[START]
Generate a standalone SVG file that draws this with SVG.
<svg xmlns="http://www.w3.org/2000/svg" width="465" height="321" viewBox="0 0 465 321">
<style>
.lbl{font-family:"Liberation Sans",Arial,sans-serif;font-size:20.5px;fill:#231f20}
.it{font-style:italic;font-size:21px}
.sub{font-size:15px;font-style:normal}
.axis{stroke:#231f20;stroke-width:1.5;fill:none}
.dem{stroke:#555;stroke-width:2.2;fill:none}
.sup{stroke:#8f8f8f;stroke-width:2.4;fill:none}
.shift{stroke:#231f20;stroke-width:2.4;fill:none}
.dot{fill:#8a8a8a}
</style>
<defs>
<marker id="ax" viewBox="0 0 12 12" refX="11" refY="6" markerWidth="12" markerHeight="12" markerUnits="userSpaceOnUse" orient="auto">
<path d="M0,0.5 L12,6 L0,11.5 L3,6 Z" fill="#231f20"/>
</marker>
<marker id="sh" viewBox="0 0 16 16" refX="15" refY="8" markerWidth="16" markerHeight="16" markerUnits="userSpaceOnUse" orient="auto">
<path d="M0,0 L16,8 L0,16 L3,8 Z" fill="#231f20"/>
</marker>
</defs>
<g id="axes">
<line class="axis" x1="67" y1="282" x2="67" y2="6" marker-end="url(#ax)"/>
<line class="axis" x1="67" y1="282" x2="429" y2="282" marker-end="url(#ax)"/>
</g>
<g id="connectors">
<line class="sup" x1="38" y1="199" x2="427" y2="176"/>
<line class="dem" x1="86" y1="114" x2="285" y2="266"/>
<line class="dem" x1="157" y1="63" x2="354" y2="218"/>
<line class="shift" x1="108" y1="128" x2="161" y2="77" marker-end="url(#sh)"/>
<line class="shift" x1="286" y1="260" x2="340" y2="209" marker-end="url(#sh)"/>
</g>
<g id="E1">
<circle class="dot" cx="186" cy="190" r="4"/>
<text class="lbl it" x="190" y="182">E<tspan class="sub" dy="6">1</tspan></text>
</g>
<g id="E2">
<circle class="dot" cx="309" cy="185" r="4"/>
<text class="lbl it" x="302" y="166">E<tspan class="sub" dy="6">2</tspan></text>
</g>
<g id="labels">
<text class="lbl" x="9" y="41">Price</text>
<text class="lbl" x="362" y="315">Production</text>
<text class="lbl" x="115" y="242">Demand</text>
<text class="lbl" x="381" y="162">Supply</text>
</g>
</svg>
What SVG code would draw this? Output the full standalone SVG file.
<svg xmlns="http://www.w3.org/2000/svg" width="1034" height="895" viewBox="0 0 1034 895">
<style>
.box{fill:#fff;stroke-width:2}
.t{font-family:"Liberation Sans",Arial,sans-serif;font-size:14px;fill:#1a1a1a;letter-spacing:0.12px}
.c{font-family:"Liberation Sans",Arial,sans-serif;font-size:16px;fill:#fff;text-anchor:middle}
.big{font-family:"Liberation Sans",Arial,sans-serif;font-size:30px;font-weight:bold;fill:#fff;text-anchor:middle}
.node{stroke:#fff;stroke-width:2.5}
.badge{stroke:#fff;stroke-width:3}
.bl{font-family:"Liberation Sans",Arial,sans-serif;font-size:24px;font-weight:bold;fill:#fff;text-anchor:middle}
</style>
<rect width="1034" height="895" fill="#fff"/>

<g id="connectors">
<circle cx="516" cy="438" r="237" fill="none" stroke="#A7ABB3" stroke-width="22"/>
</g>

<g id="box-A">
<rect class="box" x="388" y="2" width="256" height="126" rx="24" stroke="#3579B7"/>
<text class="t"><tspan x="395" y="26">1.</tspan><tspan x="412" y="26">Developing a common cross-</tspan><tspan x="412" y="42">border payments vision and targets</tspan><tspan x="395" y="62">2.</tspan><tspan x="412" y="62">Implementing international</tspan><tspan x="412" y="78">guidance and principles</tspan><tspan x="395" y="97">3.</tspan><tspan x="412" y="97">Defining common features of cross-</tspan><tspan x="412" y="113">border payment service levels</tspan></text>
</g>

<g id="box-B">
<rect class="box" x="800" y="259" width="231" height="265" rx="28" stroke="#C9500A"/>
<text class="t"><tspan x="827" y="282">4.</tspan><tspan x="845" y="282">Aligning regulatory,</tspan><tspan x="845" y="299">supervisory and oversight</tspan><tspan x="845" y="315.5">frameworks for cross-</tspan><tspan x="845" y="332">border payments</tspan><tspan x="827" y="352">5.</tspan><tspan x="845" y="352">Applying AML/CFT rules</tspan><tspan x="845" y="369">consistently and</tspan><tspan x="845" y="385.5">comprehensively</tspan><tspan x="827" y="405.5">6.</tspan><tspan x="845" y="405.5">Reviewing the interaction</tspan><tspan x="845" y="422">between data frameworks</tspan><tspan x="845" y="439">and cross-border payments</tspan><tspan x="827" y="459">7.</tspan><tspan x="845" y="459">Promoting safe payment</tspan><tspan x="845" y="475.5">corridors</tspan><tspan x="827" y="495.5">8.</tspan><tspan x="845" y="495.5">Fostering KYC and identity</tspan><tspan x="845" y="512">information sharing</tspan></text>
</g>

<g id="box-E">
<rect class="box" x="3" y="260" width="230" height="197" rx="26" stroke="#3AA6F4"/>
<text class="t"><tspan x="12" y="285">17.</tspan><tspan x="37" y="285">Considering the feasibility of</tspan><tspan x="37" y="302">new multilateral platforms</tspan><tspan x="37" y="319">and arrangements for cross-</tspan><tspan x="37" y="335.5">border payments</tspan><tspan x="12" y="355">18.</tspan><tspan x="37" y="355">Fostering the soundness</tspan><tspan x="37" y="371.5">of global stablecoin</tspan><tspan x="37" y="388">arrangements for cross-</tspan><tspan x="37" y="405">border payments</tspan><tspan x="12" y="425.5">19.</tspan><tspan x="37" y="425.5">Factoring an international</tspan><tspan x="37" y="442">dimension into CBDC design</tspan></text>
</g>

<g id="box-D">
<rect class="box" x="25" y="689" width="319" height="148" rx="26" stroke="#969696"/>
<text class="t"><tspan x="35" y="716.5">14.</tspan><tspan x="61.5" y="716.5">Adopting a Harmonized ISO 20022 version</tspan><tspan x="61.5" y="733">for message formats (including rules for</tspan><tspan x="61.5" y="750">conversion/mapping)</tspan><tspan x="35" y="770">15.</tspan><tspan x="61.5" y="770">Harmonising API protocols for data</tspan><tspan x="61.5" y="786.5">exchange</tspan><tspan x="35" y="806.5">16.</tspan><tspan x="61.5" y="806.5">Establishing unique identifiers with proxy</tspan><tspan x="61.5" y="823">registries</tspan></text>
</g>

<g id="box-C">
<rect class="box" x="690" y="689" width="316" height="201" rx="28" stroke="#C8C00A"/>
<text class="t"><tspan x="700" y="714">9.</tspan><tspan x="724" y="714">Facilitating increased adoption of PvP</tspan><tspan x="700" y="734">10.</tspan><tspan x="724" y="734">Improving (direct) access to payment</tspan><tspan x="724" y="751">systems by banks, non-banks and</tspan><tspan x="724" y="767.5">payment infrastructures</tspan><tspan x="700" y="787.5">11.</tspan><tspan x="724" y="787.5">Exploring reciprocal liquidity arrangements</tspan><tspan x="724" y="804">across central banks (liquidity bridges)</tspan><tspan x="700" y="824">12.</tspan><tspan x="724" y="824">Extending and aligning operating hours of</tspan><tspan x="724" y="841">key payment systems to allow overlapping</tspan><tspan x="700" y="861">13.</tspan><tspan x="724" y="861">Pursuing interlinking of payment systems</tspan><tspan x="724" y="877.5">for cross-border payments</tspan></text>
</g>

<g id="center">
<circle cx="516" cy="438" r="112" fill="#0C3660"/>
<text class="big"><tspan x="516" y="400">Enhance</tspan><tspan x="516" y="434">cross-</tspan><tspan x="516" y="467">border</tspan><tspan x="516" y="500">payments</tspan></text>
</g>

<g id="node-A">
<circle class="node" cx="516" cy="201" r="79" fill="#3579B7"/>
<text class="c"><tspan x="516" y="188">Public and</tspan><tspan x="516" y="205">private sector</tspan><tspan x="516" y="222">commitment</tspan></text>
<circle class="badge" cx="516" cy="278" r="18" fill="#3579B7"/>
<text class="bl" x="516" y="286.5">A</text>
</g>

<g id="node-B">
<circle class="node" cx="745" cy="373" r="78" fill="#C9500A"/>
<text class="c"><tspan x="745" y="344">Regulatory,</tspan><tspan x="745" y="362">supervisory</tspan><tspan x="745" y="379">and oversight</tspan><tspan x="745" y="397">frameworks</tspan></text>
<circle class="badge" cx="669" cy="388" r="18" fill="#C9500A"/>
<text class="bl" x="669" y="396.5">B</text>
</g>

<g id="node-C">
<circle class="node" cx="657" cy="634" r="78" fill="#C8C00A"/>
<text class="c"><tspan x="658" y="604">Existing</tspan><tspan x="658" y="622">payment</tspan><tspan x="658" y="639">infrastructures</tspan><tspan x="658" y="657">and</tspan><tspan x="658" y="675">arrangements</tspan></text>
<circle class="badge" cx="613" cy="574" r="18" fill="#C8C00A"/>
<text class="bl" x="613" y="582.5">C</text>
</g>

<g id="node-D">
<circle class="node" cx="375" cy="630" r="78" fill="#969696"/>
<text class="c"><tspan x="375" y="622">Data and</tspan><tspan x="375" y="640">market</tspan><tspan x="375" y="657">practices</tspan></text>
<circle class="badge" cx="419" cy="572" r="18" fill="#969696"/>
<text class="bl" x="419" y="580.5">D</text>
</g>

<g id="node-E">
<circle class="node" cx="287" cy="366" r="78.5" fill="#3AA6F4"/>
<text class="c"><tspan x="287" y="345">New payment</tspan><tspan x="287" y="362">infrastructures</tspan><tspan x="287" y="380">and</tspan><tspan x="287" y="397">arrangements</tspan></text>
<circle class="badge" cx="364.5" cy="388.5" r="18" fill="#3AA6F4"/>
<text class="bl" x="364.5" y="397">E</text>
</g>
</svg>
[END]
OBJECTIVE: Count every line in the entries above where the word "file" appears; respond with the number alone.

SOLVED PROBLEM: 2